Set task:
Give back the full listing verbatim, apart from its images.

Data block:

— START —

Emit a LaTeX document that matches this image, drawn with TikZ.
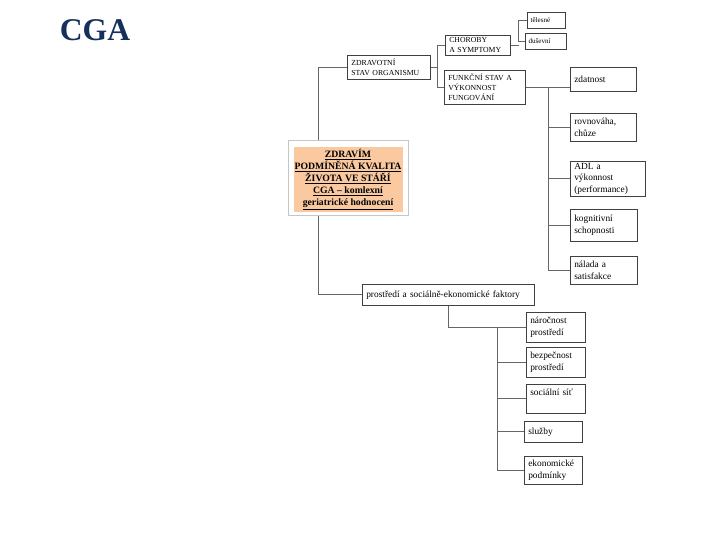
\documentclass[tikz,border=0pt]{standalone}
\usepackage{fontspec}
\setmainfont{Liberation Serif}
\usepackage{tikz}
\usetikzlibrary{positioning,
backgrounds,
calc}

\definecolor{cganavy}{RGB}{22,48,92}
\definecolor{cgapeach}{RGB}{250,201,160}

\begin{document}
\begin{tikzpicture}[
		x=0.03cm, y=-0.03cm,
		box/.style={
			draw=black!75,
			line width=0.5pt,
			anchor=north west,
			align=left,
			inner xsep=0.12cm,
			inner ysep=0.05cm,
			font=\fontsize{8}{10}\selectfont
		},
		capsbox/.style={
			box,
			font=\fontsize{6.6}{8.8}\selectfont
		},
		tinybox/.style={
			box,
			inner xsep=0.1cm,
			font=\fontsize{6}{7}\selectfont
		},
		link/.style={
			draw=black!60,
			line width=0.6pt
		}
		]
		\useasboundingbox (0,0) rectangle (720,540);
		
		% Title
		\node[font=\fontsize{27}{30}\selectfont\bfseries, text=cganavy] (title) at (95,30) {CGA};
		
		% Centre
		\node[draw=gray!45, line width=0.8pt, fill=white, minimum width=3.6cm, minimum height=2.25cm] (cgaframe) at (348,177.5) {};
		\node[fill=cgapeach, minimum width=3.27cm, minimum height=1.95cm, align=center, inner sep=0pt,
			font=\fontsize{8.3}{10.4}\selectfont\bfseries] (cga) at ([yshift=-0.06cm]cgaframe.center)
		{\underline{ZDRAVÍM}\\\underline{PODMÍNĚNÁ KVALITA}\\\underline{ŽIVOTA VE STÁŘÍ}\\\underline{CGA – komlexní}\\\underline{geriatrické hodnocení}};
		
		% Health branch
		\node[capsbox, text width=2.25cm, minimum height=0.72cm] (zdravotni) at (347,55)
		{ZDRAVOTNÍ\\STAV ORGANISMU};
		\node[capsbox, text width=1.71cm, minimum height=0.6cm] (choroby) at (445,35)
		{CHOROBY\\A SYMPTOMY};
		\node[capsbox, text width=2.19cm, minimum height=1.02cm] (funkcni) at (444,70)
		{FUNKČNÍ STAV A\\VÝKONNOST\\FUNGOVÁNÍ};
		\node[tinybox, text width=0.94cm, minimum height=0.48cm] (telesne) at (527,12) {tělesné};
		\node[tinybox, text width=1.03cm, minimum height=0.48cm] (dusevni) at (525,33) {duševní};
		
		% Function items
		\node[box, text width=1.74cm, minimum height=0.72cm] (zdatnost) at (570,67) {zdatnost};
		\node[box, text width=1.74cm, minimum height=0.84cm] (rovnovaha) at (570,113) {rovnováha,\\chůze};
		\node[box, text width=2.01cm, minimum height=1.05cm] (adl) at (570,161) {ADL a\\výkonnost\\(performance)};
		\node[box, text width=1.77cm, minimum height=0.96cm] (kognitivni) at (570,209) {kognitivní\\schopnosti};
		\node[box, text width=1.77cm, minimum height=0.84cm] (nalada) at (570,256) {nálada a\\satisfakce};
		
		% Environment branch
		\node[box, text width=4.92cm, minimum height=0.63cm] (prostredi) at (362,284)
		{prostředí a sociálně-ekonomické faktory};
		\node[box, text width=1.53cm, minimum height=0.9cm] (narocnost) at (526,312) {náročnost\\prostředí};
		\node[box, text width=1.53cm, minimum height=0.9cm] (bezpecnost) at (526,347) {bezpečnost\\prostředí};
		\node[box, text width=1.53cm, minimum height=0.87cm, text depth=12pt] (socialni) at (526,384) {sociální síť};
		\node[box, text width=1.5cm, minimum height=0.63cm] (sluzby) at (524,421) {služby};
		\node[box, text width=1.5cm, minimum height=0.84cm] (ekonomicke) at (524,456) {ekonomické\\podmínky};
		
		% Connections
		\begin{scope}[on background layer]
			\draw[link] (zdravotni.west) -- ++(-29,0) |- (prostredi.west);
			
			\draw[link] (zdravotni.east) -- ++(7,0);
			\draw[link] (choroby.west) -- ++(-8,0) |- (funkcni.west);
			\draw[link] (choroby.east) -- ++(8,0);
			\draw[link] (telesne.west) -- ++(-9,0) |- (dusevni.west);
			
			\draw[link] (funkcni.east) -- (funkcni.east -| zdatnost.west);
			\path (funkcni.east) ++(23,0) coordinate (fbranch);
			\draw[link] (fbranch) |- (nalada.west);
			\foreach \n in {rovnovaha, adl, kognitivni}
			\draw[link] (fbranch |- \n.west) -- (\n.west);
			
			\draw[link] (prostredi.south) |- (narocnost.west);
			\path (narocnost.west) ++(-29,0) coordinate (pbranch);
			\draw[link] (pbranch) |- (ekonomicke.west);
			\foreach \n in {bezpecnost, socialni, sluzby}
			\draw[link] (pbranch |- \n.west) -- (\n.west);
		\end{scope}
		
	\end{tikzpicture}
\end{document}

— END —

Response to the exercise:
Emit a LaTeX document that matches this image, drawn with TikZ.
\documentclass[tikz,border=0pt]{standalone}
\usepackage{fontspec}
\setmainfont{Liberation Serif}
\usepackage{tikz}
\usetikzlibrary{positioning,
backgrounds,
calc}

\definecolor{cganavy}{RGB}{22,48,92}
\definecolor{cgapeach}{RGB}{250,201,160}

\begin{document}
\begin{tikzpicture}[
		x=0.03cm, y=-0.03cm,
		box/.style={
			draw=black!75,
			line width=0.5pt,
			anchor=north west,
			align=left,
			inner xsep=0.12cm,
			inner ysep=0.05cm,
			font=\fontsize{8}{10}\selectfont
		},
		capsbox/.style={
			box,
			font=\fontsize{6.6}{8.8}\selectfont
		},
		tinybox/.style={
			box,
			inner xsep=0.1cm,
			font=\fontsize{6}{7}\selectfont
		},
		link/.style={
			draw=black!60,
			line width=0.6pt
		}
		]
		\useasboundingbox (0,0) rectangle (720,540);
		
		% Title
		\node[font=\fontsize{27}{30}\selectfont\bfseries, text=cganavy] (title) at (95,30) {CGA};
		
		% Centre
		\node[draw=gray!45, line width=0.8pt, fill=white, minimum width=3.6cm, minimum height=2.25cm] (cgaframe) at (348,177.5) {};
		\node[fill=cgapeach, minimum width=3.27cm, minimum height=1.95cm, align=center, inner sep=0pt,
			font=\fontsize{8.3}{10.4}\selectfont\bfseries] (cga) at ([yshift=-0.06cm]cgaframe.center)
		{\underline{ZDRAVÍM}\\\underline{PODMÍNĚNÁ KVALITA}\\\underline{ŽIVOTA VE STÁŘÍ}\\\underline{CGA – komlexní}\\\underline{geriatrické hodnocení}};
		
		% Health branch
		\node[capsbox, text width=2.25cm, minimum height=0.72cm] (zdravotni) at (347,55)
		{ZDRAVOTNÍ\\STAV ORGANISMU};
		\node[capsbox, text width=1.71cm, minimum height=0.6cm] (choroby) at (445,35)
		{CHOROBY\\A SYMPTOMY};
		\node[capsbox, text width=2.19cm, minimum height=1.02cm] (funkcni) at (444,70)
		{FUNKČNÍ STAV A\\VÝKONNOST\\FUNGOVÁNÍ};
		\node[tinybox, text width=0.94cm, minimum height=0.48cm] (telesne) at (527,12) {tělesné};
		\node[tinybox, text width=1.03cm, minimum height=0.48cm] (dusevni) at (525,33) {duševní};
		
		% Function items
		\node[box, text width=1.74cm, minimum height=0.72cm] (zdatnost) at (570,67) {zdatnost};
		\node[box, text width=1.74cm, minimum height=0.84cm] (rovnovaha) at (570,113) {rovnováha,\\chůze};
		\node[box, text width=2.01cm, minimum height=1.05cm] (adl) at (570,161) {ADL a\\výkonnost\\(performance)};
		\node[box, text width=1.77cm, minimum height=0.96cm] (kognitivni) at (570,209) {kognitivní\\schopnosti};
		\node[box, text width=1.77cm, minimum height=0.84cm] (nalada) at (570,256) {nálada a\\satisfakce};
		
		% Environment branch
		\node[box, text width=4.92cm, minimum height=0.63cm] (prostredi) at (362,284)
		{prostředí a sociálně-ekonomické faktory};
		\node[box, text width=1.53cm, minimum height=0.9cm] (narocnost) at (526,312) {náročnost\\prostředí};
		\node[box, text width=1.53cm, minimum height=0.9cm] (bezpecnost) at (526,347) {bezpečnost\\prostředí};
		\node[box, text width=1.53cm, minimum height=0.87cm, text depth=12pt] (socialni) at (526,384) {sociální síť};
		\node[box, text width=1.5cm, minimum height=0.63cm] (sluzby) at (524,421) {služby};
		\node[box, text width=1.5cm, minimum height=0.84cm] (ekonomicke) at (524,456) {ekonomické\\podmínky};
		
		% Connections
		\begin{scope}[on background layer]
			\draw[link] (zdravotni.west) -- ++(-29,0) |- (prostredi.west);
			
			\draw[link] (zdravotni.east) -- ++(7,0);
			\draw[link] (choroby.west) -- ++(-8,0) |- (funkcni.west);
			\draw[link] (choroby.east) -- ++(8,0);
			\draw[link] (telesne.west) -- ++(-9,0) |- (dusevni.west);
			
			\draw[link] (funkcni.east) -- (funkcni.east -| zdatnost.west);
			\path (funkcni.east) ++(23,0) coordinate (fbranch);
			\draw[link] (fbranch) |- (nalada.west);
			\foreach \n in {rovnovaha, adl, kognitivni}
			\draw[link] (fbranch |- \n.west) -- (\n.west);
			
			\draw[link] (prostredi.south) |- (narocnost.west);
			\path (narocnost.west) ++(-29,0) coordinate (pbranch);
			\draw[link] (pbranch) |- (ekonomicke.west);
			\foreach \n in {bezpecnost, socialni, sluzby}
			\draw[link] (pbranch |- \n.west) -- (\n.west);
		\end{scope}
		
	\end{tikzpicture}
\end{document}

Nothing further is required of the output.